ÉPOCA - O senhor conversa com o ex-tesoureiro Delúbio Soares?Berzoini - Desde que eclodiu a crise, devo ter conversado com ele três ou quatro vezes, apenas para obter informações que eu julgava absolutamente imprescindíveis. Ele tem uma estratégia que mistura defesa política com defesa jurídica. Então talvez ele não tenha condição de compartilhar com o partido as informações necessárias para fazer sua defesa jurídica. Embora eu o respeite como ser humano, por sua militância, o Delúbio cometeu erros gravíssimos e foi expulso do partido com meu voto. Mas ele não tem nenhum sinal externo de enriquecimento e está tendo uma postura digna até onde ele pode manter.

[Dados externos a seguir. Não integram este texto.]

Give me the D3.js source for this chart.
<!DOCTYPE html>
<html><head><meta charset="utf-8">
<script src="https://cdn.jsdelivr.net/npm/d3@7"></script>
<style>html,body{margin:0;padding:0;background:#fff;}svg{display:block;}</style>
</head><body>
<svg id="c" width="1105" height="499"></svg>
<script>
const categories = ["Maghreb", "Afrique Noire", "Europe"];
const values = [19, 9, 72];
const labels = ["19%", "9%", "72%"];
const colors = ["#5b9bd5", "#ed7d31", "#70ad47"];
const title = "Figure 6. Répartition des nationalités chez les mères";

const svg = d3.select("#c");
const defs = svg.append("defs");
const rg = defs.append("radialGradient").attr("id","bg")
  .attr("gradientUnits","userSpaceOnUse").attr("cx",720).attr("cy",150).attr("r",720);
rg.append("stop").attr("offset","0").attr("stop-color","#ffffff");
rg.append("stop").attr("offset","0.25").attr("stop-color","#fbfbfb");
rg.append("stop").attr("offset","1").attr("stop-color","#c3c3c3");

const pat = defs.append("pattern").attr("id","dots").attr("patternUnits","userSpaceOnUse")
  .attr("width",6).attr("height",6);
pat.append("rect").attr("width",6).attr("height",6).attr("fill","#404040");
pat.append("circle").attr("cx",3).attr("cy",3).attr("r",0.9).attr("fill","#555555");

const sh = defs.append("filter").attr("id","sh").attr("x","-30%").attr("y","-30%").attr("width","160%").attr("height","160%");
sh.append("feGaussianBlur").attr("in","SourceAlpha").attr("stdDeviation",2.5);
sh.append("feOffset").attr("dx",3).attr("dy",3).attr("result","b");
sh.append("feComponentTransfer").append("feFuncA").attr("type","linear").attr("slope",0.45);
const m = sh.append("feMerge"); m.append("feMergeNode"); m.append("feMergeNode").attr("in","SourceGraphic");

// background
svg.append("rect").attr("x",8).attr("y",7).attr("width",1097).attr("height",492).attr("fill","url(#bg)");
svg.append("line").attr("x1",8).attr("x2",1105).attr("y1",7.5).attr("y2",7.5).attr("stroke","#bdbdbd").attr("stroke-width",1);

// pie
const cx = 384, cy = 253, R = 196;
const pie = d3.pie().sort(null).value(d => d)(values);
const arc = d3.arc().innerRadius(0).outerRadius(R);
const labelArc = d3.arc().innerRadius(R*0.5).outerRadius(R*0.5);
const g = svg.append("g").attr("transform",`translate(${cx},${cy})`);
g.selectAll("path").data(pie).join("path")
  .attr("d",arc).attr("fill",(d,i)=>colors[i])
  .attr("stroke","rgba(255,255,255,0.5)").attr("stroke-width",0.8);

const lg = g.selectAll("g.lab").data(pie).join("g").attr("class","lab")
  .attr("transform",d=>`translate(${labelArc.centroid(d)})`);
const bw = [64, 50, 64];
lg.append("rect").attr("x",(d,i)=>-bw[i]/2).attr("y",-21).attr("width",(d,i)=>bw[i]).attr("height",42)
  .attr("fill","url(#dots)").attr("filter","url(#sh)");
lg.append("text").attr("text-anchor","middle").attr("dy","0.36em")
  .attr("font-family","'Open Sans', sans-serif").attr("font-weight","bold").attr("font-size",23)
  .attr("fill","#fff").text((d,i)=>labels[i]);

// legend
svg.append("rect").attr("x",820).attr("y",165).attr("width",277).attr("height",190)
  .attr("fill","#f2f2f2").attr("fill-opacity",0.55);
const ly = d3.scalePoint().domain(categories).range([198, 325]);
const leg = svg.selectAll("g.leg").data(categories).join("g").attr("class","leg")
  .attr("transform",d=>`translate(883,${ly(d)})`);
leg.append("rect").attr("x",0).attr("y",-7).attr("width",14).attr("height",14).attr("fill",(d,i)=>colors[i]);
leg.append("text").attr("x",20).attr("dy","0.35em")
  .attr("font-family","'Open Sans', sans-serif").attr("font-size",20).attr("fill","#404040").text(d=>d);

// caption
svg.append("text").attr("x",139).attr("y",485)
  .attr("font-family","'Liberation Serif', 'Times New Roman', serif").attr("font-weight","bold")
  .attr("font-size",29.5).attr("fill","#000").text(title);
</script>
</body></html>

ÉPOCA - O senhor disse recentemente que o PT tem mais condições de mobilizar a militância hoje do que na eleição de 2002. Como, se o partido vive uma crise sem precedentes?Berzoini - Mas é isso mesmo. Em 2002 havia um clima tão favorável que boa parte da militância não se envolveu. Foi uma campanha profissionalizada, com boa soma de recursos. A militância participou, mas não houve aquela mobilização de outras eleições. A crise, agora, mostrou que, quando precisa, a militância vai à ação para defender o partido. Foi o que ocorreu na eleição interna do PT com a participação de 314 mil pessoas. Nenhum outro partido tem esse exército. O pessoal está consciente dos problemas, mas sabe que a história do partido é outra. A chave de nossa vitória em 2006 será mobilizar a militância. E ainda existe gente que não foi votar, militantes que não são filiados e filiações que eu recebi depois de setembro.
ÉPOCA - O senhor está dizendo que o PT tem mais filiados agora do que antes da crise?Berzoini - Esse é um dado magnífico. Recebemos muitas filiações neste período e poucas desfiliações. O movimento mais sensível foi o do pessoal ligado ao Plínio de Arruda Sampaio (ex-deputado e candidato derrotado na eleição interna que saiu do partido). Mas não foi tão significativo. Por outro lado, tivemos atos de filiação no Rio de Janeiro, em Brasília e em São Paulo. Em dezembro de 2004, o PT tinha 835 mil filiados. Eu mesmo esperava um movimento forte de desfiliação, mas fechamos dezembro de 2005 com 866 mil filiados, 30 mil pessoas a mais.